To the editor:
Imagine that you have to drop everything, under the pressures of COVID-19, to hire attorneys, rally the neighborhood and fight Verizon and the city of Pittsfield. Imagine also, being on lockdown while you watch Verizon build a massive, possibly illegally permitted tower, right over your home.
I was given a tour of this cell tower site on a wooded mountaintop. Courtney Gilardi has spearheaded the neighborhood information campaign. Gilardi took on this job because she was shocked and horrified at the sudden start of the construction project. She realized that she and her neighbors had not been alerted by the Pittsfield planning department with the usual letters and meetings. Bureaucrats need to answer the question: “What changed?”
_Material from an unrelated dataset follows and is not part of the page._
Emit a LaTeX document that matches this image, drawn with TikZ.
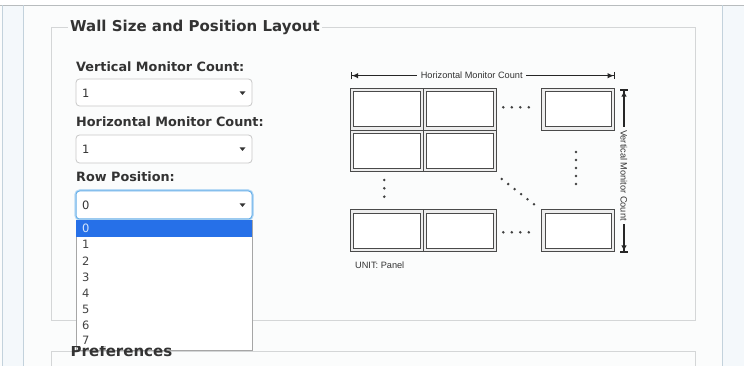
\documentclass[tikz,border=0pt]{standalone}
\usepackage{fontspec}
\setmainfont{DejaVu Sans}
\newfontfamily\arialf{Liberation Sans}
\usetikzlibrary{arrows.meta}
\definecolor{bg}{HTML}{FBFCFC}
\definecolor{sidebg}{HTML}{F4F8FB}
\definecolor{sideline}{HTML}{C3D2DC}
\definecolor{topline}{HTML}{B8BCBE}
\definecolor{fsborder}{HTML}{D4D6D7}
\definecolor{txt}{HTML}{333333}
\definecolor{selborder}{HTML}{C8C8C8}
\definecolor{glow}{HTML}{66AFE9}
\definecolor{hl}{HTML}{2670E8}
\definecolor{hltxt}{HTML}{D6E6FB}
\definecolor{mon}{HTML}{4A4A4A}
\definecolor{monfill}{HTML}{EDEDED}
\definecolor{itemtxt}{HTML}{444444}
\begin{document}
\begin{tikzpicture}[x=1pt,y=-1pt,
  label/.style={font=\fontsize{12.8}{14}\selectfont\bfseries, text=txt, inner sep=0pt, anchor=base west},
  legendtxt/.style={font=\fontsize{15}{17}\selectfont\bfseries, text=txt, inner sep=0pt, anchor=base west},
  seltxt/.style={font=\fontsize{11.5}{13}\selectfont, text=txt, inner sep=0pt, anchor=west},
  item/.style={font=\fontsize{11.5}{13}\selectfont, text=itemtxt, inner sep=0pt, anchor=west},
  selbox/.style={draw=selborder, line width=0.8pt, fill=white, rounded corners=3.5pt},
  caret/.style={fill=txt},
  monitor/.style={draw=mon, line width=1pt, fill=monfill, minimum width=73pt, minimum height=41.7pt, inner sep=0pt, outer sep=0pt,
    path picture={\draw[mon, line width=1pt, fill=white] ([shift={(3.2pt,-3.2pt)}]path picture bounding box.north west) rectangle ([shift={(-3.2pt,3.2pt)}]path picture bounding box.south east);}},
  dimtext/.style={font=\arialf\fontsize{9.2}{11}\selectfont, text=txt, inner sep=3.5pt},
  dim/.style={draw=black!85, line width=1.3pt},
  dot/.style={fill=black!75, draw=none}
]
\clip (0,0) rectangle (744,366);
\useasboundingbox (0,0) rectangle (744,366);
% page background
\fill[white] (0,0) rectangle (744,366);
\fill[bg] (0,5.5) rectangle (744,366);
\fill[sidebg] (2.5,5.5) rectangle (23,366);
\fill[sidebg] (722.7,5.5) rectangle (744,366);
\draw[topline, line width=1pt] (0,5.5) -- (744,5.5);
\draw[sideline, line width=0.8pt] (2.5,5.5) -- (2.5,366);
\draw[sideline, line width=1pt] (23.2,5.5) -- (23.2,366);
\draw[sideline, line width=1pt] (722.7,5.5) -- (722.7,366);

% fieldset 1
\draw[fsborder, line width=1pt] (51.7,27.3) rectangle (695,320.3);
\node[legendtxt, fill=bg, inner xsep=2.5pt] (legend1) at (67.5,32) {Wall Size and Position Layout};

% fieldset 2
\draw[fsborder, line width=1pt] (51.7,351) rectangle (695,380);

% labels
\node[label] (lv) at (76,71.7) {Vertical Monitor Count:};
\node[label] (lh) at (76,126.7) {Horizontal Monitor Count:};
\node[label] (lr) at (76,181.5) {Row Position:};

% select 1
\draw[selbox] (76,79) rectangle (252,106);
\node[seltxt] (s1) at (82,93) {1};
\fill[caret] (239.5,91.3) -- (245.5,91.3) -- (242.5,95) -- cycle;
% select 2
\draw[selbox] (76,135) rectangle (252,163);
\node[seltxt] (s2) at (82,149) {1};
\fill[caret] (239.5,147.3) -- (245.5,147.3) -- (242.5,151) -- cycle;
% select 3 (focused)
\draw[glow!45, line width=3.5pt, rounded corners=4pt] (76,191) rectangle (252,219);
\draw[selbox, draw=glow, line width=1pt] (76,191) rectangle (252,219);
\node[seltxt] (s3) at (82,205) {0};
\fill[caret] (239.5,203.3) -- (245.5,203.3) -- (242.5,207) -- cycle;

% dropdown list
\draw[fill=white, draw=black!35, line width=0.8pt] (76,220) rectangle (252,350);
\fill[hl] (76.4,220) rectangle (251.6,236.5);
\node[item, text=hltxt] (i0) at (82,228.7) {0};
\node[item] (i1) at (82,244.8) {1};
\node[item] (i2) at (82,260.9) {2};
\node[item] (i3) at (82,277.0) {3};
\node[item] (i4) at (82,293.1) {4};
\node[item] (i5) at (82,309.2) {5};
\node[item] (i6) at (82,325.3) {6};
\node[item] (i7) at (82,340.3) {7};

% Preferences legend (top clipped by list)
\begin{scope}
\clip (40,346.5) rectangle (300,366);
\node[legendtxt] (legend2) at (70.5,356) {Preferences};
\end{scope}

% diagram monitors
\node[monitor] (m11) at (387,109.2) {};
\node[monitor] (m12) at (460,109.2) {};
\node[monitor] (m1n) at (578.3,109.2) {};
\node[monitor] (m21) at (387,150.9) {};
\node[monitor] (m22) at (460,150.9) {};
\node[monitor] (mm1) at (387,230.7) {};
\node[monitor] (mm2) at (460,230.7) {};
\node[monitor] (mmn) at (578.3,230.7) {};

% dots
\foreach \x in {503.3,511.8,520.3,528.8} {
  \fill[dot] (\x,107.3) circle (1.4pt);
  \fill[dot] (\x,232.3) circle (1.4pt);
}
\foreach \y in {152,160,168,176,184} \fill[dot] (576,\y) circle (1.4pt);
\foreach \y in {180,188.3,196.7} \fill[dot] (384.3,\y) circle (1.4pt);
\foreach \i in {0,...,5} \fill[dot] ({501.7+\i*6.46},{179+\i*5.06}) circle (1.4pt);

% dimension: horizontal
\coordinate (hleft) at (350.7,75.7);
\coordinate (hright) at (615,75.7);
\node[dimtext] (ht) at (471.7,75.7) {Horizontal Monitor Count};
\draw[dim, {Bar[width=7.5pt]Latex[length=6pt,width=5.5pt]}-] (hleft) -- (ht.west);
\draw[dim, -{Latex[length=6pt,width=5.5pt]Bar[width=7.5pt]}] (ht.east) -- (hright);

% dimension: vertical
\coordinate (vtop) at (624,89.3);
\coordinate (vbot) at (624,252.7);
\node[dimtext, rotate=-90] (vt) at (624,175.5) {Vertical Monitor Count};
\draw[dim, {Bar[width=7.5pt]Latex[length=6pt,width=5.5pt]}-] (vtop) -- (vt.west);
\draw[dim, -{Latex[length=6pt,width=5.5pt]Bar[width=7.5pt]}] (vt.east) -- (vbot);

% unit label
\node[dimtext, inner sep=0pt, anchor=west] (unit) at (355,265) {UNIT: Panel};
\end{tikzpicture}
\end{document}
The group of nearby residents have been scrambling to stop work on the tower until they, at least, have a chance to voice their concerns. Neighbors say they saw flatbed trucks and concrete mixers going up and down their tiny road, and that was how they learned of the Verizon tower. It appears that this project was pushed through in the darkness of a quarantined night.
Local elected leaders were also blindsided by the project. Ward 4 City Councilor Chris Connell and Rep. Tricia Farley-Bouvier had not been informed about the construction project and were in disbelief when they received a call from Gilardi notifying them of the work. The representatives are pressing for a review of the permitting steps taken by Pittsfield planning agencies.
Banding together, residents quickly hired an attorney, had a hearing and are awaiting a decision regarding a stop work order and the time for the required community meeting and notifications. Yet, the work has continued throughout the legal proceedings.
While leaders are distracted with COVID-19 issues, the tower base appears to be finished and the tower is ready to be erected. Although the tower can be dismantled, we all need to know what went wrong in the approval process. This lapse must be explained and corrected.
Residents of Pittsfield: do we accept sky-high corporate projects even when it covertly tramples the wishes and health-concerns of impacted neighbors? And do we accept a planning department that does not fulfill its responsibility effectively?